Starring: Elijah Wood, Charlie Hunnam, Claire Forlani, Marc Warren
Running Time: 109 mins
Although West Ham United's football is mediocre, says Pete, their 'firm', the Green Street Elite, is far from it. The famous GSE is led by Pete (Charlie Hunnam), a thug with a sense of morality, whose hobby is to beat sense into the more vehement supporters of opposing teams. Matt Bucker (Elijah Wood) is an exceptional journalism student kicked out of Harvard University having been set up for drug possession. Disoriented after his expulsion, Matt is unsure where his life is going, and decides to stay in London with his estranged sister (Claire Forlani), whose husband Steve (Marc Warren) is Pete's brother. When Pete takes Matt under his wing, he gets embroiled in a shady life of football hooliganism. However, since his new gang don't take kindly to Americans, journalists or outsiders, relations aren't likely to run smoothly, especially with Pete's right-hand man, Bovver (Leo Gregory).
On the surface Green Street is 'about' football hooliganism, although it is far more compelling than the premise suggests. Despite claims that the film is actually glamourising violence, it examines the disturbing phenomenon and the effect of it on its participants and their families, ultimately delivering its message that it is generally a bad thing. This moral is portrayed through a truly enjoyable storyline with a number of subplots and well-conceived characters and interelationships. The film is much more of a study of relationships, divided loyalties, friendships and revenge than it is aimed at tackling football hooliganism, even though it appears in this context.
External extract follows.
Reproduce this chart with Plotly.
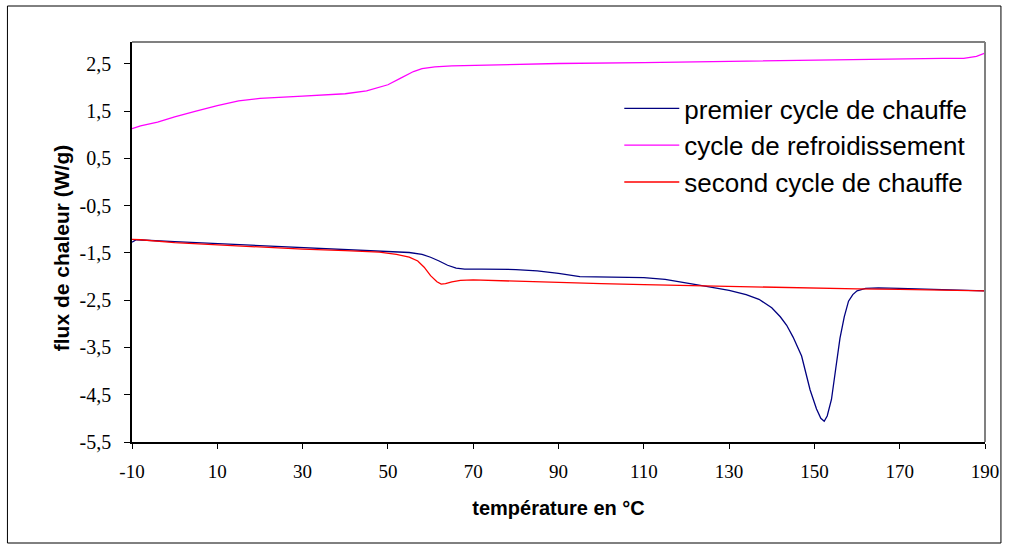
import plotly.graph_objects as go

# ---- data ----
cool_x = [-10, -8, -4, 0, 5, 10, 15, 20, 30, 40, 45, 50, 53, 56, 58, 61, 65, 70, 80, 90, 110, 130, 150, 170, 180, 185, 188, 190]
cool_y = [1.13, 1.19, 1.27, 1.38, 1.50, 1.62, 1.72, 1.77, 1.82, 1.87, 1.93, 2.06, 2.20, 2.34, 2.40, 2.44, 2.46, 2.47, 2.49, 2.51, 2.53, 2.56, 2.58, 2.61, 2.62, 2.62, 2.66, 2.73]

heat1_x = [-10, -9, 0, 10, 20, 30, 40, 50, 55, 58, 60, 62, 64, 66, 68, 72, 80, 85, 90, 95, 100, 105, 110, 115, 120, 125, 130, 134, 137, 140, 142, 143.5, 145, 147, 149, 150.5, 151.5, 152.3, 153, 154, 155, 156, 157, 158, 159, 160, 162, 165, 170, 180, 190]
heat1_y = [-1.27, -1.22, -1.26, -1.30, -1.34, -1.38, -1.42, -1.46, -1.49, -1.53, -1.59, -1.67, -1.76, -1.82, -1.84, -1.84, -1.85, -1.88, -1.93, -2.00, -2.01, -2.01, -2.02, -2.06, -2.13, -2.21, -2.29, -2.38, -2.48, -2.66, -2.85, -3.03, -3.28, -3.68, -4.40, -4.80, -5.00, -5.06, -4.95, -4.60, -3.95, -3.30, -2.85, -2.52, -2.38, -2.30, -2.25, -2.24, -2.25, -2.27, -2.30]

heat2_x = [-10, -8, 0, 10, 20, 30, 40, 48, 52, 55, 57, 58.5, 60, 61.5, 62.5, 63.5, 65, 67, 70, 80, 90, 100, 110, 120, 130, 140, 150, 160, 170, 180, 190]
heat2_y = [-1.21, -1.22, -1.28, -1.33, -1.38, -1.42, -1.45, -1.48, -1.53, -1.59, -1.67, -1.80, -1.98, -2.11, -2.16, -2.15, -2.11, -2.08, -2.07, -2.10, -2.13, -2.15, -2.17, -2.19, -2.21, -2.23, -2.25, -2.26, -2.27, -2.28, -2.30]

x_ticks = [-10, 10, 30, 50, 70, 90, 110, 130, 150, 170, 190]
x_labels = ["-10", "10", "30", "50", "70", "90", "110", "130", "150", "170", "190"]
y_ticks = [-5.5, -4.5, -3.5, -2.5, -1.5, -0.5, 0.5, 1.5, 2.5]
y_labels = ["-5,5", "-4,5", "-3,5", "-2,5", "-1,5", "-0,5", "0,5", "1,5", "2,5"]

names = ["premier cycle de chauffe", "cycle de refroidissement", "second cycle de chauffe"]
x_title = "température en °C"
y_title = "flux de chaleur (W/g)"

fig = go.Figure()
fig.add_trace(go.Scatter(x=heat1_x, y=heat1_y, mode="lines", name=names[0],
                         line=dict(color="#000080", width=1.3)))
fig.add_trace(go.Scatter(x=cool_x, y=cool_y, mode="lines", name=names[1],
                         line=dict(color="#FF00FF", width=1.3)))
fig.add_trace(go.Scatter(x=heat2_x, y=heat2_y, mode="lines", name=names[2],
                         line=dict(color="#FF0000", width=1.3)))

W, H = 1011, 549
L, R, T, B = 132, 23, 42, 107
pw, ph = W - L - R, H - T - B

def px(xp):
    return (xp - L) / pw

def py(yp):
    return 1 - (yp - T) / ph

fig.update_layout(
    width=W, height=H,
    margin=dict(l=L, r=R, t=T, b=B),
    paper_bgcolor="white", plot_bgcolor="white",
    showlegend=True,
    legend=dict(x=px(621), y=py(85), xanchor="left", yanchor="top",
                font=dict(family="Liberation Sans, Arial", size=26, color="black"),
                bgcolor="rgba(0,0,0,0)", tracegroupgap=0, itemwidth=55),
    xaxis=dict(range=[-10, 190], tickvals=x_ticks, ticktext=x_labels,
               showgrid=False, zeroline=False, showline=True, linecolor="black", linewidth=1.5,
               ticks="outside", ticklen=5, tickcolor="black", ticklabelstandoff=6,
               tickfont=dict(family="Liberation Serif", size=19, color="black"),
               title=dict(text="<b>" + x_title + "</b>", standoff=20,
                          font=dict(family="Liberation Sans, Arial", size=20, color="black"))),
    yaxis=dict(range=[-5.5, 2.965], tickvals=y_ticks, ticktext=y_labels,
               showgrid=False, zeroline=False, showline=True, linecolor="black", linewidth=1.5,
               ticks="outside", ticklen=6, tickcolor="black", ticklabelstandoff=9,
               tickfont=dict(family="Liberation Serif", size=20, color="black")),
    annotations=[
        dict(text="<b>" + y_title + "</b>", xref="paper", yref="paper",
             x=px(61), y=py(248), xanchor="center", yanchor="middle", textangle=-90,
             showarrow=False, font=dict(family="Liberation Sans, Arial", size=21, color="black")),
    ],
    shapes=[
        dict(type="line", xref="paper", yref="paper", x0=0, x1=1, y0=1, y1=1,
             line=dict(color="#808080", width=2)),
        dict(type="line", xref="paper", yref="paper", x0=1, x1=1, y0=0, y1=1,
             line=dict(color="#808080", width=2)),
        dict(type="rect", xref="paper", yref="paper", x0=px(7), x1=px(1004), y0=py(543), y1=py(6),
             line=dict(color="black", width=1), layer="below"),
    ],
)

fig.write_html("out.html")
The cast are all very good in their parts. Elijah Wood is well cast as the fish out of water Matt, sporting a wide-eyed bemused face at the beginning, descending into an unexpected air of menace. Meanwhile, Charlie Hunnam plays the swaggering gang-leader admirably, thankfully a far cry from his Nicholas Nickleby days. Geoff Bell, also playing a similarly volatile role in Nick Love's The Business, is a highlight, making a pivotal appearance as the head of a rival firm.
The film also looks great, with filming from real stadiums and footage of players and cheering crowds and tube stations punctuated with deserted claustrophobic alleyways and dingy pubs, providing an authentic atmosphere. The violent parts, of which there are a fair few, are made more interesting by a variety of slow-motion, fast-forward and distortive effects.
For the most part, the cast and script make the story believable even though the relationship between Matt and Pete is sped along a little artificially by the American moving into Pete's place rather than his sister's, despite only just meeting him.
Green Street far exceeded my expectations with a great storyline, tension and good performances delivered with humour. Overall, those who see this as glamourising violence are completely missing the point of the film.